Le Texas sera un enjeu politique pour les démocrates dans les années à venir. Lors de la présidentielle de novembre 2020, Donald Trump (2017-2021) a mieux réussi que prévu parmi l’électorat hispanique, notamment dans le sud de l’état, là où les démocrates sont le plus implantés. D’une part, ces Latinos étaient suffisamment satisfaits de la politique économique de l’administration Trump, notamment de son soutien aux secteurs du pétrole et du gaz, pour compenser sa politique migratoire. D’autre part, la tendance des démocrates à prendre leur vote pour acquis et à ne s’adresser à eux qu’en période électorale a fait des déçus.

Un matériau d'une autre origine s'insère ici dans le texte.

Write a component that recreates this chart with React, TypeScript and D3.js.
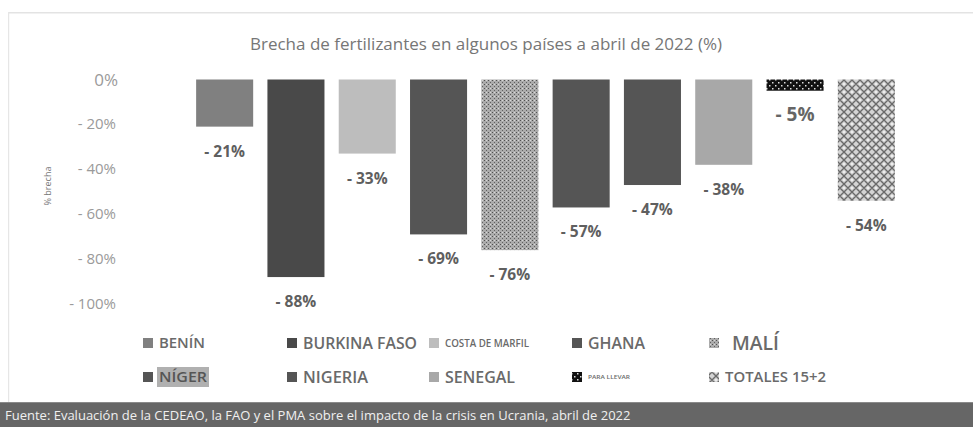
import React from "react";
import * as d3 from "d3";

const categories = ["BENÍN", "BURKINA FASO", "COSTA DE MARFIL", "GHANA", "MALÍ", "NÍGER", "NIGERIA", "SENEGAL", "PARA LLEVAR", "TOTALES 15+2"];
const values = [-21, -88, -33, -69, -76, -57, -47, -38, -5, -54];
const yTicks = [0, -20, -40, -60, -80, -100];
const fills = ["#808080", "#494949", "#bdbdbd", "#555555", "url(#pMali)", "#555555", "#555555", "#a8a8a8", "url(#pPara)", "url(#pTot)"];
const title = "Brecha de fertilizantes en algunos países a abril de 2022 (%)";
const source = "Fuente: Evaluación de la CEDEAO, la FAO y el PMA sobre el impacto de la crisis en Ucrania, abril de 2022";

const W = 973, H = 427;
const FONT = "'Open Sans', 'Noto Sans', sans-serif";

const legendCols = [143, 287, 429, 572, 709];
const legendRows = [343, 377];
const legendSizes = [14.5, 15.5, 10, 16, 19.5, 15, 16.5, 16, 5.5, 15.2];
const legendTextWidths = [46, 114, 84, 57, 47, 48, 65, 70, 42, 101];

export default function App() {
  const x = d3.scaleBand<string>().domain(categories).range([189, 902]).paddingInner(0.2).paddingOuter(0.1);
  const y = d3.scaleLinear().domain([-100, 0]).range([304, 79.5]);
  const fmt = (v: number) => (v === 0 ? "0%" : "- " + Math.abs(v) + "%");

  return (
    <svg width={W} height={H} style={{ position: "absolute", left: 0, top: 0, background: "#fff" }} fontFamily={FONT}>
      <defs>
        <pattern id="pMali" width="4" height="4" patternUnits="userSpaceOnUse">
          <rect width="4" height="4" fill="#ababab" />
          <rect x="0" y="0" width="1" height="1" fill="#505050" />
          <rect x="2" y="2" width="1" height="1" fill="#606060" />
          <rect x="2" y="0" width="1" height="1" fill="#d8d8d8" />
        </pattern>
        <pattern id="pPara" width="6" height="6" patternUnits="userSpaceOnUse">
          <rect width="6" height="6" fill="#111" />
          <rect x="1" y="1" width="1.5" height="1.5" fill="#ddd" />
          <rect x="4" y="4" width="1.5" height="1.5" fill="#ddd" />
        </pattern>
        <pattern id="pTot" width="8" height="8" patternUnits="userSpaceOnUse">
          <rect width="8" height="8" fill="#d4d4d4" />
          <path d="M0,4 L4,0 L8,4 L4,8 Z" fill="none" stroke="#6a6a6a" strokeWidth="1.4" />
          <circle cx="4" cy="4" r="1.1" fill="#f4f4f4" />
        </pattern>
      </defs>

      <rect x={8} y={12} width={W - 8} height={1.5} fill="#e3e3e3" />
      <rect x={8} y={12} width={1.2} height={390} fill="#e6e6e6" />

      <text x={486} y={50} textAnchor="middle" fontSize={17} fill="#767676">{title}</text>

      <text transform="translate(51,186) rotate(-90)" textAnchor="middle" fontSize={9} fill="#777">% brecha</text>

      {yTicks.map((t) => (
        <text key={t} x={t === 0 ? 118 : 116} y={y(t) + (t === 0 ? 6 : 5)} textAnchor="end" fontSize={t === 0 ? 17 : 15} fill="#9a9a9a">
          {fmt(t)}
        </text>
      ))}

      {categories.map((c, i) => {
        const v = values[i];
        const top = y(0);
        const bottom = y(v);
        return (
          <g key={c}>
            <rect x={x(c)!} y={top} width={x.bandwidth()} height={bottom - top} fill={fills[i]} />
            <text x={x(c)! + x.bandwidth() / 2} y={bottom + 30} textAnchor="middle" fontSize={i === 8 ? 19 : 15.5} fontWeight={700} fill={i === 8 ? "#666" : "#5f5f5f"}>
              {fmt(v)}
            </text>
          </g>
        );
      })}

      {categories.map((c, i) => {
        const row = i < 5 ? 0 : 1;
        const col = i % 5;
        const lx = legendCols[col];
        const ly = legendRows[row];
        const fs = legendSizes[i];
        const tx = lx + (i === 4 ? 23 : 16);
        const tw = legendTextWidths[i];
        return (
          <g key={"l" + c}>
            <rect x={lx} y={ly - 5} width={10} height={10} fill={fills[i]} />
            {i === 5 && <rect x={tx - 2} y={ly - 10} width={tw + 4} height={20} fill="#b0b0b0" />}
            <text x={tx} y={ly + fs * 0.36} fontSize={fs} fontWeight={600} fill={i === 5 ? "#555" : "#6a6a6a"} textLength={tw} lengthAdjust="spacingAndGlyphs">
              {c}
            </text>
          </g>
        );
      })}

      <rect x={0} y={402} width={W} height={H - 402} fill="#666666" />
      <rect x={0} y={402} width={W} height={1} fill="#8a8a8a" />
      <text x={5} y={420} fontSize={13} fill="#f0f0f0">{source}</text>
    </svg>
  );
}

DES DÉFIS MIGRATOIRES ET ÉCONOMIQUES
Le Texas est aussi au coeur de la question de la gestion de l’immigration, sur laquelle Joe Biden est attendu. En campagne, il avait promis de créer un système plus humain. Mais un nombre croissant de mineurs non accompagnés et de familles ayant traversé la frontière avec le Mexique, marquée par le rio Grande, sont détenus dans des centres parfois gigantesques en attendant que leur statut soit approuvé ou rejeté. Les immigrés installés au Texas atteignent 4,9 millions de personnes en 2018, dont 51 % sont originaires du Mexique et 1,7 million sont sans papiers, mais ce nombre ne comprend pas tous les clandestins. Longtemps typique de l’ouest américain, le Texas connaît des mutations majeures. Après des héros populaires comme le trappeur Davy Crockett (1786-1836) mort dans la bataille de Fort Alamo ou le roi du pétrole J. R. Ewing dans la série télévisée Dallas, le Texas est devenu une terre d’accueil pour des milliardaires comme Elon Musk, directeur général de la compagnie automobile Tesla et de la société Spacex, ou des entreprises de la Silicon Valley (Dropbox, Palantir,
HP, Oracle) à la recherche d’un climat économique plus favorable. Mais les abattements fiscaux qui ont contribué à attirer ces groupes et de nouveaux ménages occupant les emplois qu’ils offrent ont aussi érodé les recettes publiques. Plus de risques, plus de dépenses et moins de revenus, et des attentes plus élevées de la population en termes de services et d’infrastructures, voici l’équation que le Texas doit résoudre. Sans compter les phénomènes de gentrification qui ont propulsé la valeur médiane d’une maison à 207 000 dollars en 2020, soit une augmentation de plus de 50 % depuis 2010. Pour répondre à ces enjeux, le Texas doit anticiper, entretenir et moderniser ses infrastructures, avec des énergies durables, propres et bon marché.